= Prompt =
Do not include the pictures; repeat the rest of the data exactly.

= Dataset excerpt =

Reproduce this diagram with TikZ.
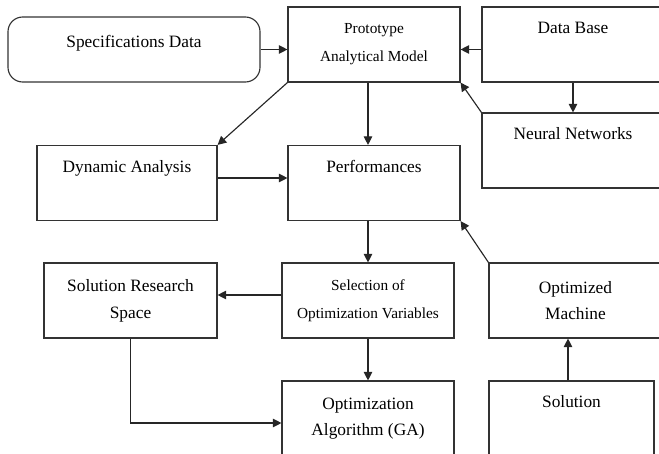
\documentclass[tikz,border=0pt]{standalone}
\usepackage{fontspec}
\setmainfont{Liberation Serif}
\usepackage{tikz}
\usetikzlibrary{arrows.meta,positioning,calc}

\begin{document}
\begin{tikzpicture}[
  x=0.75pt, y=-0.75pt,
  box/.style={draw=black!80,line width=0.85pt,minimum height=56.25pt,inner sep=0pt,
    align=center,font=\fontsize{13}{20}\selectfont},
  oneline/.style={text height=20pt,text depth=36.25pt},
  smalltxt/.style={font=\fontsize{11.5}{21}\selectfont},
  arr/.style={-{Triangle[length=6.5pt,width=6.5pt]},line width=0.85pt,draw=black!85}
]
  \useasboundingbox (0,0) rectangle (659,453);

  % top row
  \node[box,rounded corners=11pt,minimum width=189pt,minimum height=48.75pt,
        text height=23pt,text depth=25.75pt] (spec) at (134,49.5) {Specifications Data};
  \node[box,smalltxt,minimum width=129pt] (proto) at (374,44.5) {Prototype\\Analytical Model};
  \node[box,oneline,minimum width=136.5pt] (db) at (573,44.5) {Data Base};
  \node[box,oneline,minimum width=136.5pt] (nn) at (573,150.5) {Neural Networks};

  % middle row
  \node[box,oneline,minimum width=135pt] (dyn) at (127,183) {Dynamic Analysis};
  \node[box,oneline,minimum width=129pt] (perf) at (374,183) {Performances};

  % lower rows
  \node[box,smalltxt,minimum width=129pt] (sel) at (368,300.5) {Selection of\\Optimization Variables};
  \node[box,minimum width=129.75pt] (srs) at (130.5,300.5) {Solution Research\\Space};
  \node[box,minimum width=129.75pt] (om) at (575.5,300.5) {Optimized\\Machine};
  \node[box,minimum width=129pt] (opt) at (368,418.5) {Optimization\\Algorithm (GA)};
  \node[box,oneline,minimum width=123.75pt] (sol) at (571.5,418.5) {Solution};

  \draw[arr] (spec.east) -- (spec.east -| proto.west);
  \draw[arr] (db.west |- spec.east) -- (proto.east |- spec.east);
  \draw[arr] (db) -- (nn);
  \draw[arr] (nn.north west) -- (proto.south east);
  \draw[arr] (proto.south west) -- (dyn.north east);
  \draw[arr] (proto.south -| sel) -- (perf.north -| sel);
  \draw[arr] (dyn.east |- 0,178) -- (perf.west |- 0,178);
  \draw[arr] (perf.south -| sel) -- (sel);
  \draw[arr] (sel.west |- 0,295) -- (srs.east |- 0,295);
  \draw[arr] (sel) -- (opt);
  \draw[arr] (srs.south) |- (opt.west |- 0,423);
  \draw[arr] (sol.north -| 568,0) -- (om.south -| 568,0);
  \draw[arr] (om.north west) -- (perf.south east);
\end{tikzpicture}
\end{document}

= Full output =
Reproduce this diagram with TikZ.
\documentclass[tikz,border=0pt]{standalone}
\usepackage{fontspec}
\setmainfont{Liberation Serif}
\usepackage{tikz}
\usetikzlibrary{arrows.meta,positioning,calc}

\begin{document}
\begin{tikzpicture}[
  x=0.75pt, y=-0.75pt,
  box/.style={draw=black!80,line width=0.85pt,minimum height=56.25pt,inner sep=0pt,
    align=center,font=\fontsize{13}{20}\selectfont},
  oneline/.style={text height=20pt,text depth=36.25pt},
  smalltxt/.style={font=\fontsize{11.5}{21}\selectfont},
  arr/.style={-{Triangle[length=6.5pt,width=6.5pt]},line width=0.85pt,draw=black!85}
]
  \useasboundingbox (0,0) rectangle (659,453);

  % top row
  \node[box,rounded corners=11pt,minimum width=189pt,minimum height=48.75pt,
        text height=23pt,text depth=25.75pt] (spec) at (134,49.5) {Specifications Data};
  \node[box,smalltxt,minimum width=129pt] (proto) at (374,44.5) {Prototype\\Analytical Model};
  \node[box,oneline,minimum width=136.5pt] (db) at (573,44.5) {Data Base};
  \node[box,oneline,minimum width=136.5pt] (nn) at (573,150.5) {Neural Networks};

  % middle row
  \node[box,oneline,minimum width=135pt] (dyn) at (127,183) {Dynamic Analysis};
  \node[box,oneline,minimum width=129pt] (perf) at (374,183) {Performances};

  % lower rows
  \node[box,smalltxt,minimum width=129pt] (sel) at (368,300.5) {Selection of\\Optimization Variables};
  \node[box,minimum width=129.75pt] (srs) at (130.5,300.5) {Solution Research\\Space};
  \node[box,minimum width=129.75pt] (om) at (575.5,300.5) {Optimized\\Machine};
  \node[box,minimum width=129pt] (opt) at (368,418.5) {Optimization\\Algorithm (GA)};
  \node[box,oneline,minimum width=123.75pt] (sol) at (571.5,418.5) {Solution};

  \draw[arr] (spec.east) -- (spec.east -| proto.west);
  \draw[arr] (db.west |- spec.east) -- (proto.east |- spec.east);
  \draw[arr] (db) -- (nn);
  \draw[arr] (nn.north west) -- (proto.south east);
  \draw[arr] (proto.south west) -- (dyn.north east);
  \draw[arr] (proto.south -| sel) -- (perf.north -| sel);
  \draw[arr] (dyn.east |- 0,178) -- (perf.west |- 0,178);
  \draw[arr] (perf.south -| sel) -- (sel);
  \draw[arr] (sel.west |- 0,295) -- (srs.east |- 0,295);
  \draw[arr] (sel) -- (opt);
  \draw[arr] (srs.south) |- (opt.west |- 0,423);
  \draw[arr] (sol.north -| 568,0) -- (om.south -| 568,0);
  \draw[arr] (om.north west) -- (perf.south east);
\end{tikzpicture}
\end{document}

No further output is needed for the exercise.